Yahoo shares rise on reports it will sell Alibaba stake
Yahoo shares rose on reports that the internet company is looking to reduce its stake in China's Alibaba Group and Yahoo Japan.
Yahoo rose 6% on the Nasdaq stock exchange after the New York Times reported the firm was aiming to cut its Alibaba stake to 15% from 43%.
According to some estimates, the deal will value Yahoo's Asian assets at $17bn (£11bn).
Yahoo bought its stake in Alibaba for $1bn in 2005.'Right direction'
Despite being one of the biggest brand names, Yahoo has seen its market share tumble amid growing competition.
The likes of Google and Facebook have not only surpassed it in the amount of users but have also seen advertisers flock to them, hurting Yahoo's revenues.
Dwindling fortunes saw the company fire former chief executive Carol Bartz earlier this year and launch a strategic review of its operations.
There has been growing speculation about a takeover bid for Yahoo, with companies including Microsoft, Alibaba and private equity group Silver Lake being linked to a possible deals.
Analysts said offloading its Asian assets was the best option for Yahoo.

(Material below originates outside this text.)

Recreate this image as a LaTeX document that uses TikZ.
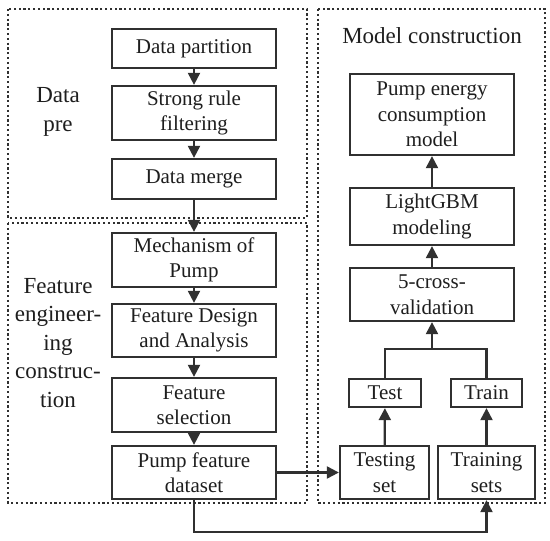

"It's definitely a step in the right direction. It shows that the board is thinking about shareholders as opposed to their own interests," said Adam Seessel, director of research at Martin Capital Management.Soured relations
The main focus of Alibaba's sale of its Asia assets will be on what developments take place with regards to its stake in Alibaba Group.

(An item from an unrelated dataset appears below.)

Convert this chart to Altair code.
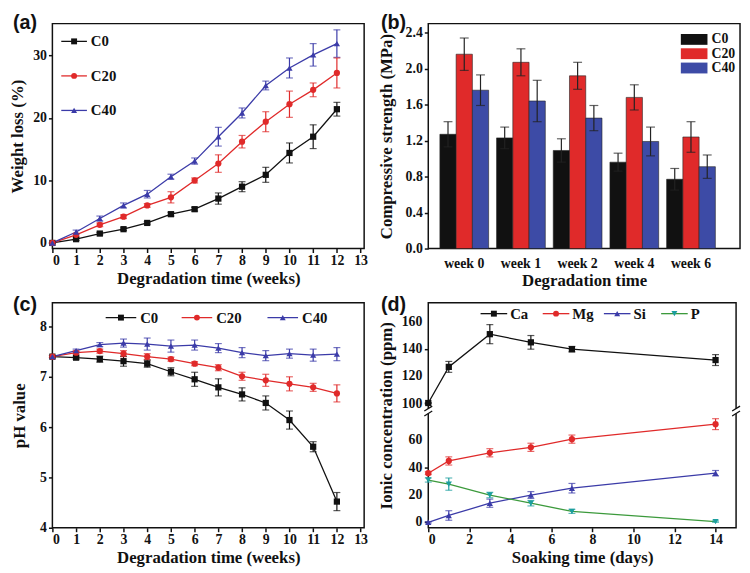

Alibaba is China's biggest e-commerce group and Yahoo's stake in it is considered by many as one of its most prized assets.

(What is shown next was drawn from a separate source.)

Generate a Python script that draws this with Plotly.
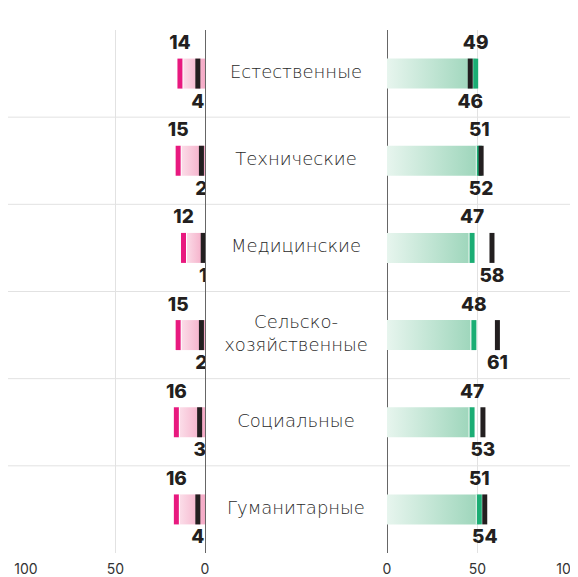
import plotly.graph_objects as go

# data
categories = ["Естественные", "Технические", "Медицинские",
              "Сельско-<br>хозяйственные", "Социальные", "Гуманитарные"]
left_bar = [14, 15, 12, 15, 16, 16]     # pink bars
left_mark = [4, 2, 1, 2, 3, 4]          # black marks, left side
right_bar = [49, 51, 47, 48, 47, 51]    # green bars
right_mark = [46, 52, 58, 61, 53, 54]   # black marks, right side
ticks = [0, 50, 100]

PINK = "#e8197f"
PINK_SCALE = [[0, "#fce4ed"], [1, "#f4a9c5"]]
GREEN = "#1bad74"
GREEN_SCALE = [[0, "#e7f5ee"], [1, "#9cd5ba"]]
BLACK = "#231f20"
H = 0.172         # half bar height (row units)
OFF = 0.335       # label offset from row centre
W, HGT = 578, 577

rows = list(range(len(categories)))
fig = go.Figure()


def ticks_at(values):
    xs, ys = [], []
    for i, v in enumerate(values):
        xs += [v, v, None]
        ys += [i - H, i + H, None]
    return xs, ys


def add_side(xa, bars, marks, color, scale):
    for i, v in enumerate(bars):
        fig.add_trace(go.Scatter(
            x=[0, v, v, 0, 0], y=[i - H, i - H, i + H, i + H, i - H],
            xaxis=xa, yaxis="y", mode="lines", line=dict(width=0),
            fill="toself", fillcolor=scale[1][1],
            fillgradient=dict(type="horizontal", colorscale=scale),
            hoverinfo="skip", showlegend=False))
    bx, by = ticks_at(bars)
    fig.add_trace(go.Scatter(x=bx, y=by, xaxis=xa, yaxis="y", mode="lines",
                             line=dict(width=7, color="white"),
                             hoverinfo="skip", showlegend=False))
    fig.add_trace(go.Scatter(x=bx, y=by, xaxis=xa, yaxis="y", mode="lines",
                             line=dict(width=5, color=color),
                             hoverinfo="skip", showlegend=False))
    mx, my = ticks_at(marks)
    fig.add_trace(go.Scatter(x=mx, y=my, xaxis=xa, yaxis="y", mode="lines",
                             line=dict(width=5, color=BLACK),
                             hoverinfo="skip", showlegend=False))
    # labels
    num_font = dict(family="Inter", size=19, color=BLACK, weight=800)
    fig.add_trace(go.Scatter(
        x=bars, y=[r - OFF for r in rows], xaxis=xa, yaxis="y", mode="text",
        text=[str(v) for v in bars], textposition="middle center",
        textfont=num_font, hoverinfo="skip", showlegend=False))
    fig.add_trace(go.Scatter(
        x=marks, y=[r + OFF for r in rows], xaxis=xa, yaxis="y", mode="text",
        text=[str(v) for v in marks], textposition="middle center",
        textfont=num_font, hoverinfo="skip", showlegend=False))


add_side("x", left_bar, left_mark, PINK, PINK_SCALE)
add_side("x2", right_bar, right_mark, GREEN, GREEN_SCALE)

# category names in the middle
fig.add_trace(go.Scatter(
    x=[0.5] * len(categories), y=rows, xaxis="x3", yaxis="y", mode="text",
    text=categories, textposition="middle center",
    textfont=dict(family="DejaVu Sans", size=18, color="#2a2a2a", weight=300),
    hoverinfo="skip", showlegend=False))

# row separators
for r in rows[:-1]:
    fig.add_shape(type="line", xref="paper", x0=-0.02, x1=1, yref="y",
                  y0=r + 0.5, y1=r + 0.5, line=dict(color="#e2e2e2", width=1),
                  layer="below")

axis_common = dict(tickvals=ticks, showgrid=True, gridcolor="#e2e2e2",
                   zeroline=True, zerolinecolor="#666666", zerolinewidth=1,
                   showline=False, ticks="", fixedrange=True, automargin=False,
                   ticklabelstandoff=6,
                   tickfont=dict(family="Inter", size=14, color="#333333"))

# page body has an 8px margin, so positions are shifted by 8px
fig.update_layout(
    width=W, height=HGT,
    margin=dict(l=0, r=0, t=22, b=32),
    plot_bgcolor="white", paper_bgcolor="white",
    xaxis=dict(domain=[18 / W, 197 / W], range=[100, 0], anchor="y",
               **axis_common),
    xaxis2=dict(domain=[379 / W, 560 / W], range=[0, 100], anchor="y",
                **axis_common),
    xaxis3=dict(domain=[197 / W, 379 / W], range=[0, 1], visible=False,
                anchor="y"),
    yaxis=dict(range=[5.5, -0.5], visible=False, fixedrange=True,
               automargin=False),
)

fig.write_html("out.html")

However, relations between the two firms have deteriorated reaching a tipping point earlier this year after Alibaba spun off its online payment business, Alipay.
Yahoo accused the Chinese company of hiding the move from it, saying the change had been made in August 2010, but it only found out about it in March this year.
Alibaba's founder Jack Ma has also been trying to buy back the company's stake from Yahoo for some time.
Alibaba's spokesperson John Spelich declined to comment on the issue when contacted by the BBC.